Subaqwa is a massive moment in the Faith & Hope history.
They were the first signing we made in early 1998 when we had our first Manchester office in what Neil [co-founder of Faith & Hope] calls “the less salubrious end of central Manchester”.
Subaqwa were Justin Wiggan (vocals); Nick Peill (guitars); Mick Humpage (guitars); Simon Webb (drums) and Rob Tattersfield (bass). The lads met at Art College in Birmingham in 1993, united by a love for American bands like Pavement, the Pixies, early REM and Galaxie 500 as well as the more accessible and poppy sounds of Motown and Northern Soul.
Subaqwa followed a variety of musical paths before seemingly discovering their true musical identity in late 1997. The band recorded an impressive demo and sent it to a variety of record label’s, several leading independents were alerted to the bands potential by their live performances and through tip-offs in leading industry magazines including Music Week, Green Sheet and Tip Sheet. After fighting off the competition Subaqwa were signed to faith and hope in July 1998.
The band temporarily moved up north and began work on their debut album initially called ‘Standing With The Engines’ in a studio in Huddersfield. While the band were hiring equipment to record the album later to be called ‘Chalk Circle‘, Justin felt left out: “Everybody else had nice equipment and so I thought why not go for Elvis’s microphone?”.
faith and hope started a search and managed to track one down at a memorabilia hire company in Kent. faith and hope, not wishing to stand in the way of artistic invention did the necessary and the microphone was dispatched to the studio. Unfortunately, despite everybody’s good intentions the 1930’s microphone’s sound quality was dubious and their producer Dave Creffield (the man behind Embrace’s number 1 ‘The Good Will Out’ and formerly the keyboardist from ‘Sisters Of Mercy’) doubted that it would be used in the album. The tale of the mike continued with Ronan Keating bidding for it, then the trail goes cold, only the King knows where it is now.

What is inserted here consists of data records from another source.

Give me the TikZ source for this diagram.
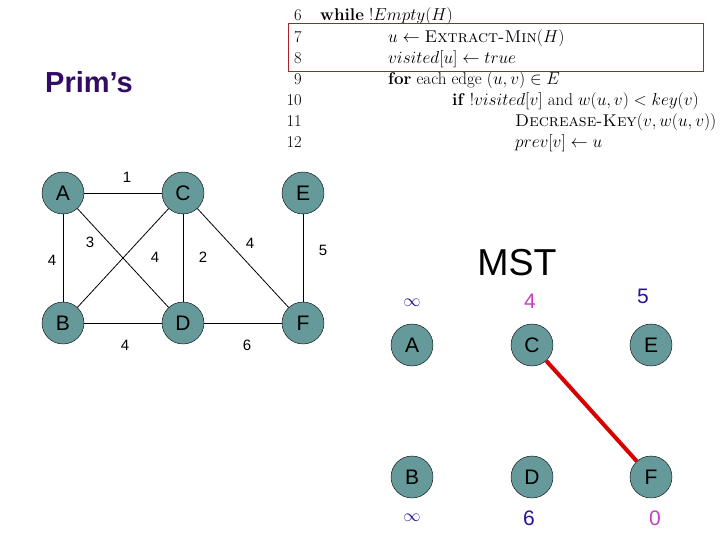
\documentclass[tikz,border=0pt]{standalone}
\usepackage{fontspec}
\setsansfont{Liberation Sans}
\usepackage{tikz}
\usetikzlibrary{positioning}
\definecolor{nodeteal}{RGB}{102,153,153}
\definecolor{titlepurple}{RGB}{51,10,102}
\definecolor{keyblue}{RGB}{40,20,150}
\definecolor{keypink}{RGB}{200,60,200}
\definecolor{boxred}{RGB}{175,30,45}

\begin{document}
\begin{tikzpicture}[
  x=1pt, y=-1pt,
  vert/.style={circle, draw, fill=nodeteal, minimum size=42pt, inner sep=0pt, font=\sffamily\fontsize{21}{21}\selectfont},
  wt/.style={inner sep=0pt, font=\sffamily\fontsize{15}{15}\selectfont},
  edge/.style={line width=0.8pt},
  key/.style={inner sep=0pt, anchor=base, font=\sffamily\fontsize{21}{21}\selectfont},
  lno/.style={inner sep=0pt, anchor=base east, font=\fontsize{16.5}{21}\selectfont},
  code/.style={inner sep=0pt, anchor=base west, font=\fontsize{17}{21}\selectfont},
]
\useasboundingbox (0,0) rectangle (720,540);

% pseudocode
\foreach \n [count=\i from 0] in {6,...,12}
  \node[lno] (n\n) at (302,21+21.1*\i) {\n};
\node[code] (l6) at (320,21) {\textbf{while} $!Empty(H)$};
\node[code] (l7) at (388,42.1) {$u \leftarrow \textsc{Extract-Min}(H)$};
\node[code] (l8) at (388,63.2) {$visited[u] \leftarrow true$};
\node[code] (l9) at (388,84.3) {\textbf{for} each edge $(u,v) \in E$};
\node[code] (l10) at (452,105.4) {\textbf{if} $!visited[v]$ and $w(u,v) < key(v)$};
\node[code] (l11) at (515,126.5) {\textsc{Decrease-Key}$(v,w(u,v))$};
\node[code] (l12) at (515,147.6) {$prev[v] \leftarrow u$};
\draw[boxred, line width=1pt] (288,24) rectangle (703,72);

\node[inner sep=0pt, anchor=base west, text=titlepurple, font=\sffamily\bfseries\fontsize{29}{29}\selectfont] (title) at (45,93) {Prim’s};

% graph
\node[vert] (A) at (63,193) {A};
\node[vert] (C) at (183,193) {C};
\node[vert] (E) at (303,193) {E};
\node[vert] (B) at (63,323) {B};
\node[vert] (D) at (183,323) {D};
\node[vert] (F) at (303,323) {F};
\draw[edge] (A) -- (C);
\draw[edge] (A) -- (B);
\draw[edge] (A) -- (D);
\draw[edge] (B) -- (C);
\draw[edge] (C) -- (D);
\draw[edge] (C) -- (F);
\draw[edge] (B) -- (D);
\draw[edge] (D) -- (F);
\draw[edge] (E) -- (F);
\node[wt] (wAC) at (127,177) {1};
\node[wt] (wAD) at (90,242) {3};
\node[wt] (wAB) at (52,260) {4};
\node[wt] (wBC) at (155,257) {4};
\node[wt] (wCD) at (203,257) {2};
\node[wt] (wCF) at (250,243) {4};
\node[wt] (wEF) at (323,250) {5};
\node[wt] (wBD) at (125,345) {4};
\node[wt] (wDF) at (247,345) {6};

% MST
\node[inner sep=0pt, anchor=base, font=\sffamily\fontsize{37.5}{37.5}\selectfont] (mst) at (517,275) {MST};
\node[vert] (mA) at (412,345) {A};
\node[vert] (mC) at (532,345) {C};
\node[vert] (mE) at (651,345) {E};
\node[vert] (mB) at (412,477) {B};
\node[vert] (mD) at (532,477) {D};
\node[vert] (mF) at (651,477) {F};
\draw[red!85!black, line width=4pt] (mC) -- (mF);
\node[inner sep=0pt, text=keyblue, font=\fontsize{17}{17}\selectfont] (kA) at (412,303) {$\infty$};
\node[key, text=keypink] (kC) at (530,308) {4};
\node[key, text=keyblue] (kE) at (643,303) {5};
\node[inner sep=0pt, text=keyblue, font=\fontsize{17}{17}\selectfont] (kB) at (412,518) {$\infty$};
\node[key, text=keyblue] (kD) at (529,525) {6};
\node[key, text=keypink] (kF) at (655,525) {0};
\end{tikzpicture}
\end{document}
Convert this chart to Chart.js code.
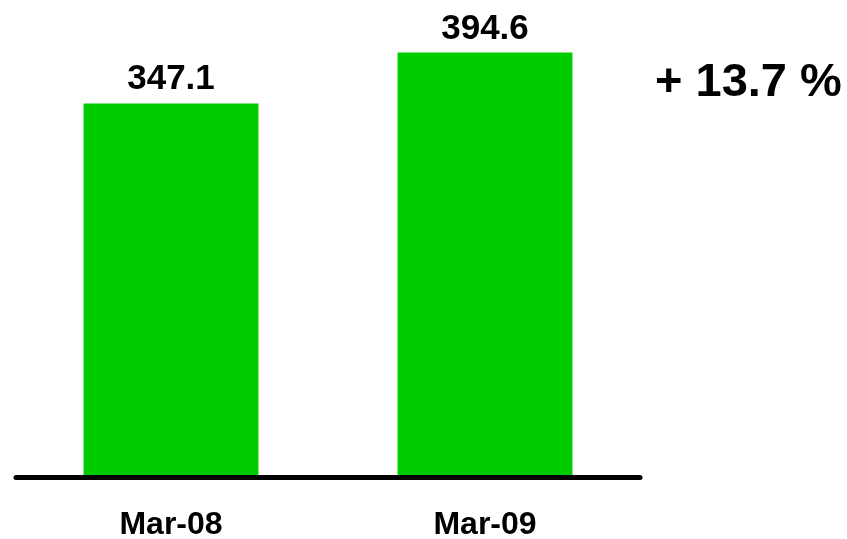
<!DOCTYPE html>
<html>
<head>
<meta charset="utf-8">
<script src="https://cdn.jsdelivr.net/npm/chart.js@4"></script>
<style>
  html, body { margin: 0; padding: 0; background: #fff; }
  #wrap { width: 847px; height: 539px; }
</style>
</head>
<body>
<div id="wrap"><canvas id="chart" width="847" height="539"></canvas></div>
<script>
const categories = ['Mar-08', 'Mar-09'];
const values = [347.1, 394.6];
const yMax = 440;

const fontFamily = '"Liberation Sans", Arial, sans-serif';

// growth text shown right of the bars
let growth = (values[1] / values[0] - 1) * 100;
let growthText = '+ ' + growth.toFixed(1) + ' %';

const barLabels = {
    id: 'barLabels',
    afterDatasetsDraw(chart) {
        let ctx = chart.ctx;
        let meta = chart.getDatasetMeta(0);
        let xScale = chart.scales.x;
        let area = chart.chartArea;
        ctx.save();
        // baseline, sits just under the bars
        ctx.strokeStyle = '#000';
        ctx.lineWidth = 5;
        ctx.lineCap = 'round';
        ctx.beginPath();
        ctx.moveTo(area.left + 2, area.bottom + 2.5);
        ctx.lineTo(area.right - 2, area.bottom + 2.5);
        ctx.stroke();

        ctx.fillStyle = '#000';
        ctx.textAlign = 'center';
        ctx.textBaseline = 'alphabetic';
        ctx.font = 'bold 35px ' + fontFamily;
        meta.data.forEach((bar, i) => {
            ctx.fillText(values[i].toFixed(1), bar.x, bar.y - 14);
        });
        // category labels under the axis line
        ctx.font = 'bold 32px ' + fontFamily;
        categories.forEach((c, i) => {
            ctx.fillText(c, xScale.getPixelForValue(i), area.bottom + 59);
        });
        ctx.font = 'bold 47px ' + fontFamily;
        ctx.textAlign = 'left';
        ctx.fillText(growthText, 655, 96);
        ctx.restore();
    }
};

new Chart(document.getElementById('chart'), {
    type: 'bar',
    data: {
        labels: categories,
        datasets: [{
            data: values,
            backgroundColor: '#00CC00',
            borderWidth: 0,
            barPercentage: 0.557,
            categoryPercentage: 1.0
        }]
    },
    options: {
        responsive: false,
        animation: false,
        layout: { padding: { left: 14, right: 205, top: 4, bottom: 0 } },
        plugins: {
            legend: { display: false },
            tooltip: { enabled: false }
        },
        scales: {
            y: {
                display: false,
                min: 0,
                max: yMax
            },
            x: {
                afterFit(scale) { scale.height = 64; },
                grid: { display: false, drawTicks: false },
                border: { display: false },
                ticks: { display: false }
            }
        }
    },
    plugins: [barLabels]
});
</script>
</body>
</html>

While recording the album, Subaqwa released their first single through faith and hope ‘Let It Go‘ (15/3/99), there were only 500 pressings made of this limited 7″, it was released on hand numbered vinyl and it sold out within two days of being released. This slow burning maudlin guitar debut captures the deliciously discontented Subaqwa sound perfectly and according to The Record Collector was “Gorgeous, absolutely gorgeous”.
The first proper single ‘I’ve seen this before‘ (23/6/99) was an impressively confident release and bbm commented, “It is rare to hear an English band so obviously-yet comfortably-American” The third single release ‘AM/PM‘ (23/8/99) was again on 7″ and CD was slow and intense with “great harmonica” (Melody Maker).
Their ‘Chalk Circle‘ album was released on both vinyl and CD at the end of August 1999. It is carefully crafted, hugely understated and perfectly carves out Subaqwa’s musical beginning.
The album intricately traverses across musical styles, touches emotional chords and incorporates a mixture of influences from early REM, Pavement, Galaxie 500 as well as Neil Young to Joy Division, the Fall and moments from Northern Soul.
The album was hailed as an exceptional debut. NME said it “is a rich, often tearful and fully-rounded soundscape of pop majesty” and Subaqwa “carry melancholy in their pocket like an over-protected puppy”.
Select said it is “lovelier than anything REM have recorded in the last five years”; and Q magazine believed that the album contained “many moments of tangled beauty”.
They had many tricks up their sleeve and strayed wonderfully into lazy pedal-steel country ballad and harmonica territory, according to the NME – “They’ll go far – if the cliff edge doesn’t get them first” but unfortunately, there was to be only one album on Faith & Hope.